La publicité digitale : un nouveau contrat de communication pour les marques
En quoi la publicité digitale marque-t-elle une rupture profonde avec le passé ?
En premier lieu, il faut voir que la révolution digitale s’est faite pas mal sans les marques. La star du digital, c’est d’abord l’individu et, dans ce qui nous occupe, le consommateur. Il faut dire que bien souvent, il est en avance et oblige les annonceurs à réfléchir et à travailler différemment. Les marques doivent donc mettre en place un nouveau contrat de communication lorsqu’elles vont sur Internet ou le téléphone mobile. Elles doivent veiller à tisser un véritable échange avec l’internaute ou le mobinaute ; à créer un système participatif dans lequel elles dialoguent véritablement avec eux. C’est loin d’être encore le cas et beaucoup d’annonceurs traitent le digital comme une déclinaison des autres média ou de façon totalement différente, mais pas toujours lié à l’idée de marque.
Un exemple ?
Procter & Gamble a créé un dispositif très complet d’échanges, au travers notamment de communautés d’utilisateurs qui challengent l’offre. On est face à un géant de la grande consommation qui ne craint pas de se remettre en cause en créant des jurys de consommateurs aptes à juger ses produits, parfois même durement. Dans la communication digitale, s’agissant d’un média conversationnel, il faut que la marque accepte une relative perte de contrôle. Le consommateur peut rompre la communication ou, au contraire, décider de l’entretenir. L’engagement ou la préférence exprimée vis-à-vis d’une marque, quand on a vécu une bonne expérience sur le Web, peut être très fort.

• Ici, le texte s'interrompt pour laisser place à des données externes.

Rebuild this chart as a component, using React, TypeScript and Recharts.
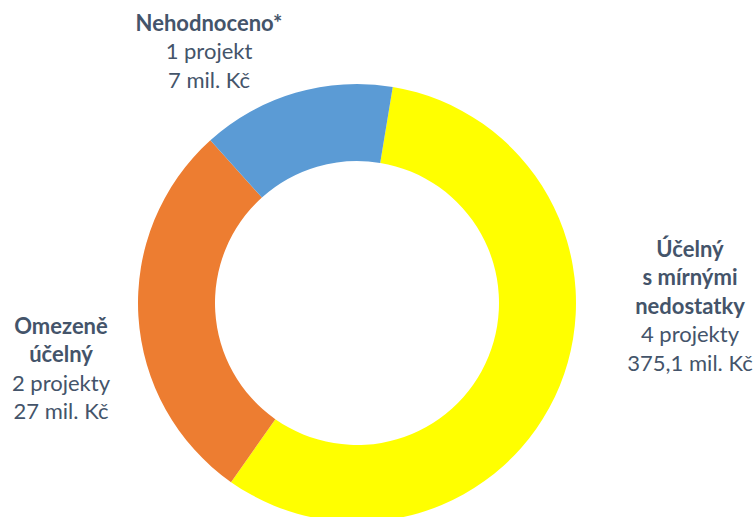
import { Cell, Pie, PieChart } from "recharts";

const categories = ["Účelný s mírnými nedostatky", "Omezeně účelný", "Nehodnoceno*"];
const projectCounts = [4, 2, 1];
const titleLines = [["Účelný", "s mírnými", "nedostatky"], ["Omezeně", "účelný"], ["Nehodnoceno*"]];
const countLabels = ["4 projekty", "2 projekty", "1 projekt"];
const amountLabels = ["375,1 mil. Kč", "27 mil. Kč", "7 mil. Kč"];

const COLORS = ["#FFFF00", "#ED7D31", "#5B9BD5"];
const TEXT = "#44546A";

// label block anchor, relative to the pie centre
const LABEL_POS = [
  { dx: 333, dy: -55 },
  { dx: -296, dy: 22 },
  { dx: -148, dy: -281 },
];

const data = categories.map((name, i) => ({ name, value: projectCounts[i] }));

const App = () => {
  const renderLabel = (props: any) => {
    const { cx, cy, index } = props;
    const pos = LABEL_POS[index];
    const x = cx + pos.dx;
    const y0 = cy + pos.dy;
    const lines = [
      ...titleLines[index].map((t) => ({ t, bold: true })),
      { t: countLabels[index], bold: false },
      { t: amountLabels[index], bold: false },
    ];
    return (
      <g key={`lbl-${index}`}>
        {lines.map((l, i) => (
          <text
            key={i}
            x={x}
            y={y0 + i * 28.5}
            fill={TEXT}
            textAnchor="middle"
            dominantBaseline="central"
            fontSize={22}
            fontWeight={l.bold ? 700 : 400}
            fontFamily="Lato, sans-serif"
          >
            {l.t}
          </text>
        ))}
      </g>
    );
  };

  return (
    <div style={{ width: 754, height: 517, background: "#fff", overflow: "hidden" }}>
      <style>{`body{margin:0}`}</style>
      <PieChart width={754} height={517} margin={{ top: 0, right: 0, bottom: 0, left: 0 }}>
        <Pie
          data={data}
          dataKey="value"
          nameKey="name"
          cx={357}
          cy={303}
          outerRadius={219}
          innerRadius={142}
          startAngle={80.6}
          endAngle={-279.4}
          stroke="none"
          label={renderLabel}
          labelLine={false}
          isAnimationActive={false}
        >
          {data.map((entry, index) => (
            <Cell key={entry.name} fill={COLORS[index]} />
          ))}
        </Pie>
      </PieChart>
    </div>
  );
};

export default App;
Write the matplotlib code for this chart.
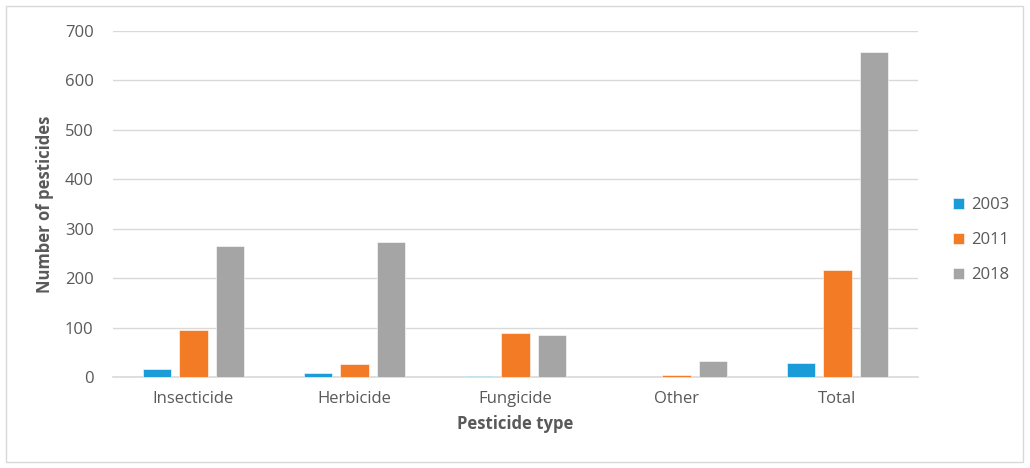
import numpy as np
import matplotlib.pyplot as plt
from matplotlib.patches import Rectangle

# Число пестицидов по типам и годам
categories = ['Insecticide', 'Herbicide', 'Fungicide', 'Other', 'Total']
years = ['2003', '2011', '2018']
counts_2003 = [16, 9, 3, 1, 29]
counts_2011 = [95, 27, 90, 4, 216]
counts_2018 = [266, 273, 85, 33, 657]

colors = ['#1B9BD7', '#F47B26', '#A5A5A5']
text_color = '#595959'
grid_color = '#D9D9D9'

plt.rcParams['font.family'] = ['Open Sans', 'DejaVu Sans']

fig = plt.figure(figsize=(10.30, 4.68), dpi=100)
ax = fig.add_axes([113 / 1030, 1 - 377 / 468, 805 / 1030, 346 / 468])

# Рамка вокруг всей диаграммы
fig.patches.append(Rectangle((6 / 1030, 6 / 468), 1017 / 1030, 456 / 468,
                             transform=fig.transFigure, fill=False,
                             edgecolor=grid_color, linewidth=1))

x = np.arange(len(categories))
width = 0.174
step = 0.224
for i, (vals, year) in enumerate(zip([counts_2003, counts_2011, counts_2018], years)):
    ax.bar(x + (i - 1) * step, vals, width, color=colors[i], label=year,
           zorder=3, edgecolor='white', linewidth=0.4)

ax.set_xlim(-0.5, len(categories) - 0.5)
ax.set_ylim(0, 700)
ax.set_yticks(range(0, 701, 100))
ax.set_xticks(x)
ax.set_xticklabels(categories)

ax.grid(axis='y', color=grid_color, linewidth=1, zorder=0)
for side in ['top', 'right', 'left']:
    ax.spines[side].set_visible(False)
ax.spines['bottom'].set_color(grid_color)
ax.spines['bottom'].set_linewidth(1.2)
ax.tick_params(axis='both', length=0, colors=text_color, labelsize=12)
ax.tick_params(axis='y', pad=14)
ax.tick_params(axis='x', pad=10)

ax.set_xlabel('Pesticide type', fontsize=12, fontweight='bold',
              color=text_color, labelpad=6)
ax.set_ylabel('Number of pesticides', fontsize=12, fontweight='bold',
              color=text_color, labelpad=8)

leg = ax.legend(loc='center left', bbox_to_anchor=(1.025, 0.395), frameon=False,
                fontsize=12, handlelength=0.65, handleheight=0.65,
                handletextpad=0.45, labelspacing=1.15)
for t in leg.get_texts():
    t.set_color(text_color)

fig.savefig('out.png', dpi=100)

Participation et pertinence
Conseillez-vous à vos clients de se ruer sur le digital ?
Je leur conseille surtout d’être cohérent dans leurs messages à travers les différents supports. Il y a 70 ans, Albert Einstein disait : « Notre époque se caractérise par la profusion des moyens et la confusion des intentions ». C’est toujours d’actualité. Il y a inflation de moyens mais on se pose assez peu la question du pourquoi et du comment, de la destination, du discours, des attentes… Pour moi, avec la publicité digitale, un facteur essentiel est trop souvent négligé : la pertinence.
Soyons pertinents et pas seulement communicants, c’est la condition ?
Trop d’annonceurs négligent de travailler sur la cohérence de leur dispositif et surtout sur une « meta-idée » de communication qui se retrouvera sur plusieurs points de contact. Avec le digital, le consommateur n’est plus passif. Il peut choisir d’y aller ou pas. Il faut donc être pertinent pour pouvoir vraiment solliciter son engagement et sa participation. L’exemple le plus réussi à mon avis d’une campagne de communication en 2009, c’est le produit Obama. Il y a 4 millions de personnes qui ont agit pour lui. Il les a recrutées par le Web et il a donné un rôle à chacune : verser un dollar, coller des affiches, faire le tour de ses voisins… C’est l’utilisation la plus habile du digital. Car ce qui est très intéressant dans le digital, c’est de pouvoir transformer le fait de recevoir une communication en une véritable expérience. Le consommateur de média digital est très différent du téléspectateur passif. Il est extrêmement réactif. Il faut donc le faire agir.
Révolutions digitales
La pluralité des médias est-elle synonyme de complémentarité ?
Avec la fragmentation des médias et de l’audience des médias, les gens peuvent autant se connecter sur Internet qu’aller sur leur Facebook mobile et regarder la télé ou écouter la radio. Il y a une sur-consommation et sur-exposition à des messages. Je ne suis pas certaine qu’ils soient suffisamment univoques et clairs pour que le consommateur s’y retrouve. On peut vite passer à la cacophonie.
Quel est l’impact de la crise ?
Le digital permet enfin l’accélération du fameux marketing one to one dont on parle fréquemment depuis quelques temps. Il est clair que cela permet de mieux cibler le consommateur. On n’est plus dans un marketing massificateur. On entre dans un modèle qui met au centre le consommateur en tant que personne à la fois unique et multiple avec ses goûts, ses multiplicités d’investissement dans différentes situations. Et c’est vrai que la crise affûte les choix des consommateurs ; ils ont moins d’argent et moins de possibilités, ils sont donc tentés de réfléchir davantage avant d’agir. On va donc automatiquement vers une accélération des démarches digitales à cibler un consommateur en tant qu’individu et non plus des consommateurs en tant que masse. La révolution digitale est une révolution pour les annonceurs et les agences. Elle l’est aussi forcément pour les instituts comme Ipsos. Nous n’allons probablement pas mesurer l’efficacité d’une campagne post-digitale comme à l’ère pré-digitale. Il faut réfléchir à d’autres types d’indices, d’autres types de rapport à la marque.